WHAT YOU NEED TO DO:
Render the material again word for word, skipping the pictures in it.

DATASET SECTION:
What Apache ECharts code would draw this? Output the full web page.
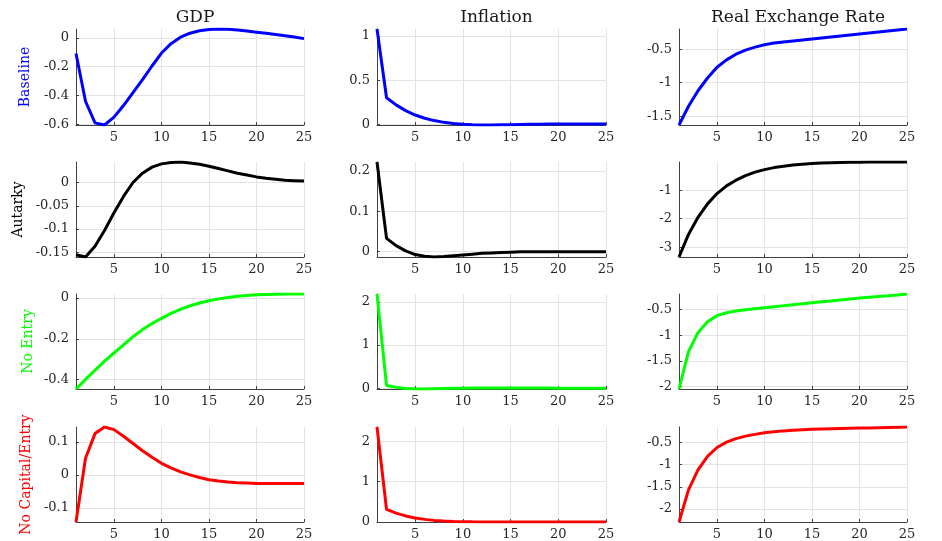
<!DOCTYPE html>
<html>
<head>
<meta charset="utf-8">
<script src="https://cdn.jsdelivr.net/npm/echarts@6/dist/echarts.min.js"></script>
<style>
  html, body { margin: 0; padding: 0; background: #fff; }
  #chart { width: 942px; height: 541px; }
</style>
</head>
<body>
<div id="chart"></div>
<script>
// periods 1..25
var periods = [1,2,3,4,5,6,7,8,9,10,11,12,13,14,15,16,17,18,19,20,21,22,23,24,25];
var colTitles = ['GDP', 'Inflation', 'Real Exchange Rate'];
var rowNames = ['Baseline', 'Autarky', 'No Entry', 'No Capital/Entry'];
var rowColors = ['#0000ff', '#000000', '#00ff00', '#ff0000'];

// Baseline
var baseGdp = [-0.108, -0.44, -0.59, -0.605, -0.55, -0.47, -0.38, -0.29, -0.195, -0.105, -0.04, 0.005, 0.033, 0.05, 0.058, 0.062, 0.06, 0.055, 0.048, 0.04, 0.032, 0.024, 0.015, 0.006, -0.005];
var baseInf = [1.08, 0.30, 0.22, 0.155, 0.105, 0.068, 0.042, 0.022, 0.009, 0.0, -0.005, -0.008, -0.008, -0.006, -0.004, -0.002, 0.0, 0.001, 0.002, 0.003, 0.003, 0.003, 0.003, 0.003, 0.002];
var baseRer = [-1.63, -1.35, -1.12, -0.93, -0.77, -0.66, -0.575, -0.515, -0.47, -0.435, -0.41, -0.395, -0.38, -0.365, -0.35, -0.335, -0.32, -0.305, -0.29, -0.275, -0.26, -0.245, -0.23, -0.215, -0.2];

// Autarky
var autGdp = [-0.155, -0.16, -0.137, -0.103, -0.065, -0.03, 0.0, 0.02, 0.033, 0.04, 0.043, 0.044, 0.042, 0.039, 0.035, 0.03, 0.025, 0.02, 0.016, 0.012, 0.009, 0.007, 0.005, 0.004, 0.003];
var autInf = [0.222, 0.033, 0.015, 0.002, -0.007, -0.011, -0.013, -0.012, -0.01, -0.008, -0.006, -0.004, -0.003, -0.002, -0.001, 0.0, 0.0, 0.0, 0.0, 0.0, 0.0, 0.0, 0.0, 0.0, 0.0];
var autRer = [-3.34, -2.55, -1.95, -1.48, -1.12, -0.85, -0.65, -0.49, -0.37, -0.28, -0.21, -0.16, -0.12, -0.09, -0.07, -0.05, -0.04, -0.03, -0.025, -0.02, -0.018, -0.016, -0.015, -0.014, -0.014];

// No Entry
var neGdp = [-0.447, -0.40, -0.355, -0.31, -0.27, -0.23, -0.19, -0.155, -0.125, -0.10, -0.075, -0.055, -0.038, -0.024, -0.013, -0.004, 0.003, 0.009, 0.013, 0.016, 0.018, 0.019, 0.02, 0.02, 0.02];
var neInf = [2.185, 0.06, 0.02, -0.01, -0.02, -0.02, -0.015, -0.01, -0.005, 0.0, 0.003, 0.005, 0.006, 0.006, 0.005, 0.004, 0.003, 0.002, 0.001, 0.0, 0.0, 0.0, 0.0, 0.0, 0.0];
var neRer = [-2.045, -1.32, -0.95, -0.74, -0.62, -0.565, -0.53, -0.505, -0.485, -0.465, -0.447, -0.43, -0.41, -0.39, -0.37, -0.352, -0.334, -0.316, -0.298, -0.28, -0.265, -0.25, -0.235, -0.218, -0.2];

// No Capital/Entry
var ncGdp = [-0.143, 0.05, 0.125, 0.145, 0.137, 0.117, 0.095, 0.073, 0.053, 0.035, 0.021, 0.009, 0.0, -0.008, -0.015, -0.019, -0.022, -0.024, -0.025, -0.026, -0.026, -0.026, -0.026, -0.026, -0.026];
var ncInf = [2.35, 0.31, 0.22, 0.15, 0.10, 0.065, 0.04, 0.025, 0.015, 0.008, 0.004, 0.002, 0.001, 0.0, 0.0, 0.0, 0.0, 0.0, 0.0, 0.0, 0.0, 0.0, 0.0, 0.0, 0.0];
var ncRer = [-2.29, -1.57, -1.12, -0.82, -0.62, -0.5, -0.42, -0.365, -0.325, -0.29, -0.265, -0.247, -0.233, -0.222, -0.213, -0.206, -0.2, -0.195, -0.19, -0.185, -0.18, -0.175, -0.17, -0.165, -0.16];

var xTicks = [5, 10, 15, 20, 25];
var yTicks = [
  [[-0.6, -0.4, -0.2, 0], [0, 0.5, 1], [-1.5, -1, -0.5]],
  [[-0.15, -0.1, -0.05, 0], [0, 0.1, 0.2], [-3, -2, -1]],
  [[-0.4, -0.2, 0], [0, 1, 2], [-2, -1.5, -1, -0.5]],
  [[-0.1, 0, 0.1], [0, 1, 2], [-2, -1.5, -1, -0.5]]
];
var rows = [
  [baseGdp, baseInf, baseRer],
  [autGdp, autInf, autRer],
  [neGdp, neInf, neRer],
  [ncGdp, ncInf, ncRer]
];

var chart = echarts.init(document.getElementById('chart'));

var gridLeft = [76, 377, 679];
var gridWidth = [228, 229, 228];
var gridTop = [29, 162, 294, 427];
var gridHeight = [96, 95, 95, 95];
var nameGaps = [44, 51, 41, 43];

var grids = [], xAxes = [], yAxes = [], series = [], titles = [];
var tickFont = { fontFamily: 'DejaVu Serif', fontSize: 13, color: '#262626' };

for (var c = 0; c < 3; c++) {
  titles.push({
    text: colTitles[c],
    left: gridLeft[c] + gridWidth[c] / 2,
    top: 4,
    textAlign: 'center',
    textStyle: { fontFamily: 'DejaVu Serif', fontSize: 17, fontWeight: 'normal', color: '#1a1a1a' }
  });
}

for (var r = 0; r < 4; r++) {
  for (var c = 0; c < 3; c++) {
    var i = r * 3 + c;
    var data = rows[r][c];
    grids.push({ left: gridLeft[c], top: gridTop[r], width: gridWidth[c], height: gridHeight[r] });
    xAxes.push({
      type: 'value', gridIndex: i, min: 1, max: 25,
      axisLine: { show: true, onZero: false, lineStyle: { color: '#404040', width: 1 } },
      axisTick: { show: true, inside: true, length: 3, customValues: xTicks, lineStyle: { color: '#404040' } },
      axisLabel: Object.assign({ customValues: xTicks, margin: 6 }, tickFont),
      splitLine: { show: true, lineStyle: { color: '#e3e3e3', width: 1 } }
    });
    yAxes.push({
      type: 'value', gridIndex: i,
      min: Math.min.apply(null, data), max: Math.max.apply(null, data),
      axisLine: { show: true, onZero: false, lineStyle: { color: '#404040', width: 1 } },
      axisTick: { show: true, inside: true, length: 3, customValues: yTicks[r][c], lineStyle: { color: '#404040' } },
      axisLabel: Object.assign({ customValues: yTicks[r][c], margin: 7 }, tickFont),
      splitLine: { show: true, lineStyle: { color: '#e3e3e3', width: 1 } },
      name: c === 0 ? rowNames[r] : '',
      nameLocation: 'middle',
      nameGap: nameGaps[r],
      nameTextStyle: { fontFamily: 'DejaVu Serif', fontSize: 14, color: rowColors[r] }
    });
    series.push({
      type: 'line', xAxisIndex: i, yAxisIndex: i,
      data: periods.map(function (p, k) { return [p, data[k]]; }),
      showSymbol: false, silent: true, animation: false,
      lineStyle: { color: rowColors[r], width: 3 }
    });
  }
}

var option = {
  backgroundColor: '#ffffff',
  animation: false,
  title: titles,
  grid: grids,
  xAxis: xAxes,
  yAxis: yAxes,
  series: series
};
option && chart.setOption(option);
</script>
</body>
</html>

EXERCISE OUTPUT:
What Apache ECharts code would draw this? Output the full web page.
<!DOCTYPE html>
<html>
<head>
<meta charset="utf-8">
<script src="https://cdn.jsdelivr.net/npm/echarts@6/dist/echarts.min.js"></script>
<style>
  html, body { margin: 0; padding: 0; background: #fff; }
  #chart { width: 942px; height: 541px; }
</style>
</head>
<body>
<div id="chart"></div>
<script>
// periods 1..25
var periods = [1,2,3,4,5,6,7,8,9,10,11,12,13,14,15,16,17,18,19,20,21,22,23,24,25];
var colTitles = ['GDP', 'Inflation', 'Real Exchange Rate'];
var rowNames = ['Baseline', 'Autarky', 'No Entry', 'No Capital/Entry'];
var rowColors = ['#0000ff', '#000000', '#00ff00', '#ff0000'];

// Baseline
var baseGdp = [-0.108, -0.44, -0.59, -0.605, -0.55, -0.47, -0.38, -0.29, -0.195, -0.105, -0.04, 0.005, 0.033, 0.05, 0.058, 0.062, 0.06, 0.055, 0.048, 0.04, 0.032, 0.024, 0.015, 0.006, -0.005];
var baseInf = [1.08, 0.30, 0.22, 0.155, 0.105, 0.068, 0.042, 0.022, 0.009, 0.0, -0.005, -0.008, -0.008, -0.006, -0.004, -0.002, 0.0, 0.001, 0.002, 0.003, 0.003, 0.003, 0.003, 0.003, 0.002];
var baseRer = [-1.63, -1.35, -1.12, -0.93, -0.77, -0.66, -0.575, -0.515, -0.47, -0.435, -0.41, -0.395, -0.38, -0.365, -0.35, -0.335, -0.32, -0.305, -0.29, -0.275, -0.26, -0.245, -0.23, -0.215, -0.2];

// Autarky
var autGdp = [-0.155, -0.16, -0.137, -0.103, -0.065, -0.03, 0.0, 0.02, 0.033, 0.04, 0.043, 0.044, 0.042, 0.039, 0.035, 0.03, 0.025, 0.02, 0.016, 0.012, 0.009, 0.007, 0.005, 0.004, 0.003];
var autInf = [0.222, 0.033, 0.015, 0.002, -0.007, -0.011, -0.013, -0.012, -0.01, -0.008, -0.006, -0.004, -0.003, -0.002, -0.001, 0.0, 0.0, 0.0, 0.0, 0.0, 0.0, 0.0, 0.0, 0.0, 0.0];
var autRer = [-3.34, -2.55, -1.95, -1.48, -1.12, -0.85, -0.65, -0.49, -0.37, -0.28, -0.21, -0.16, -0.12, -0.09, -0.07, -0.05, -0.04, -0.03, -0.025, -0.02, -0.018, -0.016, -0.015, -0.014, -0.014];

// No Entry
var neGdp = [-0.447, -0.40, -0.355, -0.31, -0.27, -0.23, -0.19, -0.155, -0.125, -0.10, -0.075, -0.055, -0.038, -0.024, -0.013, -0.004, 0.003, 0.009, 0.013, 0.016, 0.018, 0.019, 0.02, 0.02, 0.02];
var neInf = [2.185, 0.06, 0.02, -0.01, -0.02, -0.02, -0.015, -0.01, -0.005, 0.0, 0.003, 0.005, 0.006, 0.006, 0.005, 0.004, 0.003, 0.002, 0.001, 0.0, 0.0, 0.0, 0.0, 0.0, 0.0];
var neRer = [-2.045, -1.32, -0.95, -0.74, -0.62, -0.565, -0.53, -0.505, -0.485, -0.465, -0.447, -0.43, -0.41, -0.39, -0.37, -0.352, -0.334, -0.316, -0.298, -0.28, -0.265, -0.25, -0.235, -0.218, -0.2];

// No Capital/Entry
var ncGdp = [-0.143, 0.05, 0.125, 0.145, 0.137, 0.117, 0.095, 0.073, 0.053, 0.035, 0.021, 0.009, 0.0, -0.008, -0.015, -0.019, -0.022, -0.024, -0.025, -0.026, -0.026, -0.026, -0.026, -0.026, -0.026];
var ncInf = [2.35, 0.31, 0.22, 0.15, 0.10, 0.065, 0.04, 0.025, 0.015, 0.008, 0.004, 0.002, 0.001, 0.0, 0.0, 0.0, 0.0, 0.0, 0.0, 0.0, 0.0, 0.0, 0.0, 0.0, 0.0];
var ncRer = [-2.29, -1.57, -1.12, -0.82, -0.62, -0.5, -0.42, -0.365, -0.325, -0.29, -0.265, -0.247, -0.233, -0.222, -0.213, -0.206, -0.2, -0.195, -0.19, -0.185, -0.18, -0.175, -0.17, -0.165, -0.16];

var xTicks = [5, 10, 15, 20, 25];
var yTicks = [
  [[-0.6, -0.4, -0.2, 0], [0, 0.5, 1], [-1.5, -1, -0.5]],
  [[-0.15, -0.1, -0.05, 0], [0, 0.1, 0.2], [-3, -2, -1]],
  [[-0.4, -0.2, 0], [0, 1, 2], [-2, -1.5, -1, -0.5]],
  [[-0.1, 0, 0.1], [0, 1, 2], [-2, -1.5, -1, -0.5]]
];
var rows = [
  [baseGdp, baseInf, baseRer],
  [autGdp, autInf, autRer],
  [neGdp, neInf, neRer],
  [ncGdp, ncInf, ncRer]
];

var chart = echarts.init(document.getElementById('chart'));

var gridLeft = [76, 377, 679];
var gridWidth = [228, 229, 228];
var gridTop = [29, 162, 294, 427];
var gridHeight = [96, 95, 95, 95];
var nameGaps = [44, 51, 41, 43];

var grids = [], xAxes = [], yAxes = [], series = [], titles = [];
var tickFont = { fontFamily: 'DejaVu Serif', fontSize: 13, color: '#262626' };

for (var c = 0; c < 3; c++) {
  titles.push({
    text: colTitles[c],
    left: gridLeft[c] + gridWidth[c] / 2,
    top: 4,
    textAlign: 'center',
    textStyle: { fontFamily: 'DejaVu Serif', fontSize: 17, fontWeight: 'normal', color: '#1a1a1a' }
  });
}

for (var r = 0; r < 4; r++) {
  for (var c = 0; c < 3; c++) {
    var i = r * 3 + c;
    var data = rows[r][c];
    grids.push({ left: gridLeft[c], top: gridTop[r], width: gridWidth[c], height: gridHeight[r] });
    xAxes.push({
      type: 'value', gridIndex: i, min: 1, max: 25,
      axisLine: { show: true, onZero: false, lineStyle: { color: '#404040', width: 1 } },
      axisTick: { show: true, inside: true, length: 3, customValues: xTicks, lineStyle: { color: '#404040' } },
      axisLabel: Object.assign({ customValues: xTicks, margin: 6 }, tickFont),
      splitLine: { show: true, lineStyle: { color: '#e3e3e3', width: 1 } }
    });
    yAxes.push({
      type: 'value', gridIndex: i,
      min: Math.min.apply(null, data), max: Math.max.apply(null, data),
      axisLine: { show: true, onZero: false, lineStyle: { color: '#404040', width: 1 } },
      axisTick: { show: true, inside: true, length: 3, customValues: yTicks[r][c], lineStyle: { color: '#404040' } },
      axisLabel: Object.assign({ customValues: yTicks[r][c], margin: 7 }, tickFont),
      splitLine: { show: true, lineStyle: { color: '#e3e3e3', width: 1 } },
      name: c === 0 ? rowNames[r] : '',
      nameLocation: 'middle',
      nameGap: nameGaps[r],
      nameTextStyle: { fontFamily: 'DejaVu Serif', fontSize: 14, color: rowColors[r] }
    });
    series.push({
      type: 'line', xAxisIndex: i, yAxisIndex: i,
      data: periods.map(function (p, k) { return [p, data[k]]; }),
      showSymbol: false, silent: true, animation: false,
      lineStyle: { color: rowColors[r], width: 3 }
    });
  }
}

var option = {
  backgroundColor: '#ffffff',
  animation: false,
  title: titles,
  grid: grids,
  xAxis: xAxes,
  yAxis: yAxes,
  series: series
};
option && chart.setOption(option);
</script>
</body>
</html>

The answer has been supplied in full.